NYSPA strongly supports the reforms contained in Assemblyman Dinowitz’s bill to require court-appointed forensic evaluators, who assess families as part of child custody battles, to be licensed mental health professionals and be mandated to take domestic violence education and training courses.

“Our members firmly believe that protecting the mental health and safety of children who are dragged through custody battles is the main priority,” said NYSPA president Dr. Barbara Kapetanakes. “We appreciate the hard work of those on the Commission and look forward to working with them on their recommendations and working with the Governor and Legislature to strengthen New York’s custody evaluation laws by adopting the reforms included in Assemblyman Dinowitz’s legislation.”

The Blue-Ribbon Commission on Forensic Child Custody Evaluations was established in early 2021 and charged with reviewing the state’s forensic custody evaluation process and making recommendations to improve the process as well as the quality, fairness, and transparency of the state’s family court system. NYSPA also provided testimony during the Commission’s September meeting.

In New York State, the family court system relies on psychologists and other mental health professionals to conduct scientific based assessments of family dynamics and other relevant factors, particularly as it relates to the best interests of the child, in order to provide the court with a scientific review of the parties involved in the child custody and visitation court proceedings.

In addition, it is not uncommon for parents who are at odds with one another to express fear that the other parent is a threat. The difficult job of family courts, and the psychologists that support them, is determining when a child is truly at risk for abuse and when the court must intervene.
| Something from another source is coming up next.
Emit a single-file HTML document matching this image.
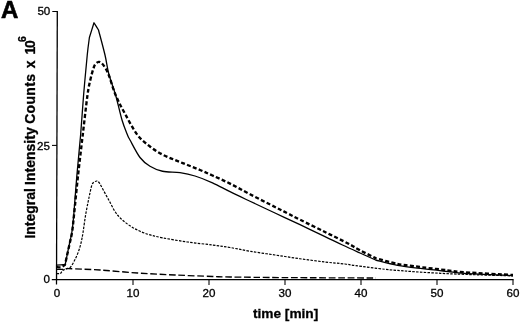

Dr. Kapetanakes continued, “New York’s family courts deal with hundreds of thousands of cases every year, often working with minimal resources. Unfortunately, the system doesn’t always work, and when that happens, the State needs to do everything possible to fix problems and prevent them from happening again. We are hopeful that the Commission will embrace the reforms contained in the Dinowitz bill as part of their recommendations to Governor Hochul.”